First of all, thank you for reading my question!
I'm currently studying the replication model of Hadoop but I'm at a dead end. I study from the the book "Oreilly Hadoop The Definitive Guide 3rd Edition Jan 2012". To come to the question, I first need to to read the beneath text from the book.
On page 73, there is the following:
"The DistributedFileSystem returns an FSDataOutputStream for the client The Hadoop Distributed Filesystem to start writing data to. Just as in the read case, FSDataOutputStream wraps a DFSOutput Stream, which handles communication with the datanodes and namenode. As the client writes data (step 3),
DFSOutputStream splits it into packets, which it writes to an internal queue, called the data queue.

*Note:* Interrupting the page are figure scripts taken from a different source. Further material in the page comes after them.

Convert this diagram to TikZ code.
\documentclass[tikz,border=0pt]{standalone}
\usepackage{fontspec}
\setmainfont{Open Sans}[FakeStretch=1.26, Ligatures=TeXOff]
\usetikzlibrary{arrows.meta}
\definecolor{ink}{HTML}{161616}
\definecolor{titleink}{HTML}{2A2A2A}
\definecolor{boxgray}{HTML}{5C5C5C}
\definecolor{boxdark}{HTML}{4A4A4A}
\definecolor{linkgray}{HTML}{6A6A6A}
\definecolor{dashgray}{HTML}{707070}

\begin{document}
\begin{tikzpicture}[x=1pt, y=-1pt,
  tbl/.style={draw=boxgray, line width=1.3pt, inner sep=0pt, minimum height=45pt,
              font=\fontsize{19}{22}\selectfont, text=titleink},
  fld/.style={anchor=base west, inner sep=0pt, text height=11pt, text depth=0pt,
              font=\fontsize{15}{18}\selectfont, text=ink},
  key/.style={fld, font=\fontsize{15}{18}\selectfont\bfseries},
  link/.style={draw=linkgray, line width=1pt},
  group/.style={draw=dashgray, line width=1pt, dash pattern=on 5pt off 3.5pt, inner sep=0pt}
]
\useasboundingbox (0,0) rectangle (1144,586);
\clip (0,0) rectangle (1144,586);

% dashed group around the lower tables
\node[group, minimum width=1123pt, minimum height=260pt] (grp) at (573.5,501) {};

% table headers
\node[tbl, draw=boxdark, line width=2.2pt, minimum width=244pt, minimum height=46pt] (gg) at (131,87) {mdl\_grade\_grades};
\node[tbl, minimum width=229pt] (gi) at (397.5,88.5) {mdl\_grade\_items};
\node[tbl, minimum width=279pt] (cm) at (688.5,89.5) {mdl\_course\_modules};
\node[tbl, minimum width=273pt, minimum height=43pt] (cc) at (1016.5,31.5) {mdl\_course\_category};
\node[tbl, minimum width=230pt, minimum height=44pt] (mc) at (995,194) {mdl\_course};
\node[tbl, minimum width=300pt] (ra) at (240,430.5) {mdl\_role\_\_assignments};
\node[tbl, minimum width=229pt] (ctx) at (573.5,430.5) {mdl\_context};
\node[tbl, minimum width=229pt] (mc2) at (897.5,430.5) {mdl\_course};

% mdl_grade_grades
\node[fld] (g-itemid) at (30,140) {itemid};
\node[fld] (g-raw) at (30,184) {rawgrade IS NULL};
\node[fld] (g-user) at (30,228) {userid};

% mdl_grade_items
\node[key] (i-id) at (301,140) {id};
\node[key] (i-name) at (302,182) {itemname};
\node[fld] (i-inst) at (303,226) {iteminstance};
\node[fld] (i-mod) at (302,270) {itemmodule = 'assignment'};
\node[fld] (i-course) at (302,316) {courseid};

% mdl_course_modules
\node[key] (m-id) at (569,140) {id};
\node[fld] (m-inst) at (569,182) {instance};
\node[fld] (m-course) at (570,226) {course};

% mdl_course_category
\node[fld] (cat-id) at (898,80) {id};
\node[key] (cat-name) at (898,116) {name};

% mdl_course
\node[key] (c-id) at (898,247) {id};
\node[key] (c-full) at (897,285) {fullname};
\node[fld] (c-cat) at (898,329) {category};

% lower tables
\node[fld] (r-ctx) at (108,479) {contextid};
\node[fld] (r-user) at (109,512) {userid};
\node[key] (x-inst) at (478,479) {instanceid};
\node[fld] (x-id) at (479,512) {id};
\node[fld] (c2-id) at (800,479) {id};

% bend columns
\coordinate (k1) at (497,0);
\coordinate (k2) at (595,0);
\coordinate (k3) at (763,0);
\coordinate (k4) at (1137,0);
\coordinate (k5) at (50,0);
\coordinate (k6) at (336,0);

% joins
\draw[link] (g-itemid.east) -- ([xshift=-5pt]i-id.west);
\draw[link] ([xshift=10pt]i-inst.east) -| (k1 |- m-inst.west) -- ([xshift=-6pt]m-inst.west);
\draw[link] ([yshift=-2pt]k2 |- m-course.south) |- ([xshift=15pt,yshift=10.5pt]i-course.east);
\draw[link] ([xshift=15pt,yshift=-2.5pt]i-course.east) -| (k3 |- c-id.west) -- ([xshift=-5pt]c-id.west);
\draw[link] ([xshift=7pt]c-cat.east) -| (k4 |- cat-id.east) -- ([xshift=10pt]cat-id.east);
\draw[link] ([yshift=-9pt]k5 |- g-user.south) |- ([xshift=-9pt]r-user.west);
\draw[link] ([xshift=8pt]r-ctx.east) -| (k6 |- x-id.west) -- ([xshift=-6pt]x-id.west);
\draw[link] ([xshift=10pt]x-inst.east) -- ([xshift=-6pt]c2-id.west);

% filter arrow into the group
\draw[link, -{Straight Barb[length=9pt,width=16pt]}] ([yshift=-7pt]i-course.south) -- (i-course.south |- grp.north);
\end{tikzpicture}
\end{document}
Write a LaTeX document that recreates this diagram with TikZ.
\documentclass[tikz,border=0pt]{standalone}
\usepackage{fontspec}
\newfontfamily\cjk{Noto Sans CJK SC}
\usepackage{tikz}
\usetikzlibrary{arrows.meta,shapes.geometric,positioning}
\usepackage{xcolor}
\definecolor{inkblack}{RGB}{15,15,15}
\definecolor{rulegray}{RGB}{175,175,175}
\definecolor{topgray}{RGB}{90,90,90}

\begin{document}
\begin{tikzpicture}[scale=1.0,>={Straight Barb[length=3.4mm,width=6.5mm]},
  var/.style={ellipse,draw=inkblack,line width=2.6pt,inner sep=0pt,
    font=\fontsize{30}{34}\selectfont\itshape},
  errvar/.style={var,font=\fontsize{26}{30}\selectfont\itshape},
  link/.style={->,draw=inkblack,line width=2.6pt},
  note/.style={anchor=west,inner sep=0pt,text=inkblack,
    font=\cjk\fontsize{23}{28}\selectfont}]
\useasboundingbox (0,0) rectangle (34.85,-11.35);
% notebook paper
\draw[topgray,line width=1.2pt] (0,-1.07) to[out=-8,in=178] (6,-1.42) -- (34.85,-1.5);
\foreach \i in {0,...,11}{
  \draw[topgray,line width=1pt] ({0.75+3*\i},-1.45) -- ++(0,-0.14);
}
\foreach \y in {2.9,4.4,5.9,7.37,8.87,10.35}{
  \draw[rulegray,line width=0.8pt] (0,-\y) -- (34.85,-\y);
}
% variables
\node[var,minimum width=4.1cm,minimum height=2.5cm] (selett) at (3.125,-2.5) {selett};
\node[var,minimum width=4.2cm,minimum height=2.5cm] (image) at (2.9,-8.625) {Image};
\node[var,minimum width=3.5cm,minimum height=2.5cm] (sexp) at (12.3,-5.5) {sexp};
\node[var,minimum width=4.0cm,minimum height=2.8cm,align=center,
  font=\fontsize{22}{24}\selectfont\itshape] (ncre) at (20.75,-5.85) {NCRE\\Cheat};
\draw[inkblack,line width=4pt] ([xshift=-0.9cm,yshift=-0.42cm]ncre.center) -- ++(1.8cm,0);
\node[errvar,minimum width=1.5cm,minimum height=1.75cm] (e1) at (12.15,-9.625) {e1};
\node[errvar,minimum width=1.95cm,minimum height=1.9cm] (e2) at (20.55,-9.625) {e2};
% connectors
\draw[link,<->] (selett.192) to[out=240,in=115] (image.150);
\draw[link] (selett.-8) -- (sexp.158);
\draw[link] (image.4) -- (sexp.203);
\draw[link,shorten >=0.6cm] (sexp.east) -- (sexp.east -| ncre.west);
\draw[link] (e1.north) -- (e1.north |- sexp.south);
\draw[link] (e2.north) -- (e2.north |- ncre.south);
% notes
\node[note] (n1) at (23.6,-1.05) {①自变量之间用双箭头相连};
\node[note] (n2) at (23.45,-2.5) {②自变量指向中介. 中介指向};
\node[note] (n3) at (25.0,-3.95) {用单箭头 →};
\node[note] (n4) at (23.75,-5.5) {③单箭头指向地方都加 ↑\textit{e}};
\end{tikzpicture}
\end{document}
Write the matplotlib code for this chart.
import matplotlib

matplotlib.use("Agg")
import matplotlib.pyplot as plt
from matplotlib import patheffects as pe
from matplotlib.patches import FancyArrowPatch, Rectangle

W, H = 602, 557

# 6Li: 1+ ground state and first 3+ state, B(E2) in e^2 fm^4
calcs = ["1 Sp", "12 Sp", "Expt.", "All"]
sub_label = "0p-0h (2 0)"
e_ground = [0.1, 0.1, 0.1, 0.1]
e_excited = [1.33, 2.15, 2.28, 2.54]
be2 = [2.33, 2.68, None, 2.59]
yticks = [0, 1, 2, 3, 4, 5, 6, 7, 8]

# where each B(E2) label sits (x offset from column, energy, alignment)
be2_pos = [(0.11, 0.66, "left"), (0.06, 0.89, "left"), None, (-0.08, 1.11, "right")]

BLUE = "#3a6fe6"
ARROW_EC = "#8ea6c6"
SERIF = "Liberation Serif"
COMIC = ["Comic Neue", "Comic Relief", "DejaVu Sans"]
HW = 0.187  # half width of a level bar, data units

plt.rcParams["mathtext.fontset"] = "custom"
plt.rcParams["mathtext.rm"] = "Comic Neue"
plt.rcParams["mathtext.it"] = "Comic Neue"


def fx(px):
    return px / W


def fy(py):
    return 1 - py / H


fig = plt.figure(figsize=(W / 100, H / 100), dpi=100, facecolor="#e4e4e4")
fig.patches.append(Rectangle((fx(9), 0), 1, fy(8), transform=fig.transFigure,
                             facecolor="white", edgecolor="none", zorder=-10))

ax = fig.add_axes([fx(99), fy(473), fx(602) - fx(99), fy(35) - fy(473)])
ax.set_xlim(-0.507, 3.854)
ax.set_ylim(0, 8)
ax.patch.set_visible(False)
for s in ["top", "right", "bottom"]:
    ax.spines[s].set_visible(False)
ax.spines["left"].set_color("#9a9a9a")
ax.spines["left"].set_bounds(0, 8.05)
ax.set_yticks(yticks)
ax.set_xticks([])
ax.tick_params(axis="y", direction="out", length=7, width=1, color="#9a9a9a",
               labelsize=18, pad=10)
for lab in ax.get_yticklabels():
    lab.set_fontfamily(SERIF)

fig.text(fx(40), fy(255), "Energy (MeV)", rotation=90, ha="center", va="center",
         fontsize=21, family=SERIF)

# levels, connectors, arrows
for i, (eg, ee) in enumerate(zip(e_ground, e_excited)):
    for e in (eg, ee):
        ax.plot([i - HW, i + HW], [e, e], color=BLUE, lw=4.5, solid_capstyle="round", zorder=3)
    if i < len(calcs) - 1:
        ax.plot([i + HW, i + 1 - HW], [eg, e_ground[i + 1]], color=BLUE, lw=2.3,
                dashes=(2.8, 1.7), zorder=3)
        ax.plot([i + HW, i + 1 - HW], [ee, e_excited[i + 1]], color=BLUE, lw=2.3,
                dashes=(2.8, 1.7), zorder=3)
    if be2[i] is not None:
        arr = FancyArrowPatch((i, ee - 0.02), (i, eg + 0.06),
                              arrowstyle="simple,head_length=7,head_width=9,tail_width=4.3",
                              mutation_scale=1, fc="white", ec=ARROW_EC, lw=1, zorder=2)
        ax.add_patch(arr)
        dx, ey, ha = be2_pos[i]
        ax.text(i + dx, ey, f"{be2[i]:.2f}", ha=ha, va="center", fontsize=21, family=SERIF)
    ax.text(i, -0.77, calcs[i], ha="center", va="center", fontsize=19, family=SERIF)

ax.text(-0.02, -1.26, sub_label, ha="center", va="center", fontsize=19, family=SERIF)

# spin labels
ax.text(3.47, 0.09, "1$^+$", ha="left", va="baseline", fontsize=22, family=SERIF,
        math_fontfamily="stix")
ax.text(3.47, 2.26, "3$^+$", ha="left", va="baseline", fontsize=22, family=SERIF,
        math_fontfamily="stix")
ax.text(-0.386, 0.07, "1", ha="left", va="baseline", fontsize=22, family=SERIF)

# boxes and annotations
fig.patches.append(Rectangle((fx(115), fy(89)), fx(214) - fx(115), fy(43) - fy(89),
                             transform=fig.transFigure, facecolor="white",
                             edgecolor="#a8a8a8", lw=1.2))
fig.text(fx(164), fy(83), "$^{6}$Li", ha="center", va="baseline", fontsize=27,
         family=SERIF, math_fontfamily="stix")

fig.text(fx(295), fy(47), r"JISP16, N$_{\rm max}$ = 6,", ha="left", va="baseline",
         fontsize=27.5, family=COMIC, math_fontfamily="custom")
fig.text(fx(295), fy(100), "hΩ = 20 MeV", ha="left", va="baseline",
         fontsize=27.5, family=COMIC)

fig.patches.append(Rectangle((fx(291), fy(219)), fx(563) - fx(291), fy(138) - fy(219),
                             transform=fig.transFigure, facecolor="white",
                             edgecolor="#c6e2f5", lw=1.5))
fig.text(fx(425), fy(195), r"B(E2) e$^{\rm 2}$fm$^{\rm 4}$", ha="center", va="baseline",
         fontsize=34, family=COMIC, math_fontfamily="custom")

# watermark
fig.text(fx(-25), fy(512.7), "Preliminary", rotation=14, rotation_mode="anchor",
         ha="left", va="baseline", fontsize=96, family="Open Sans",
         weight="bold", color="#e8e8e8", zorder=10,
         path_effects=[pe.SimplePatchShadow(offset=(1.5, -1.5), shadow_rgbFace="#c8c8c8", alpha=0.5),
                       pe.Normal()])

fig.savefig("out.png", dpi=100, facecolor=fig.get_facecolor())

The data queue is consumed by the Data Streamer, whose responsibility it is to ask the namenode to allocate new blocks by picking a list of suitable datanodes to store the replicas."*
As you can see, the DFSOutputStream has a data queue of packets. The data queue is being consumed by the DataStreamer who asks the namenode to allocate new blocks.
My questions:
How does this work?
How does the Namenode allocate new blocks?
Same question, ask differently: How does the Namenode create a list of suitable Datanodes?
I can't find anything about this on the internet or in the book. The book explains the process from a high level.
I really appreciate your time helping me, I thank you!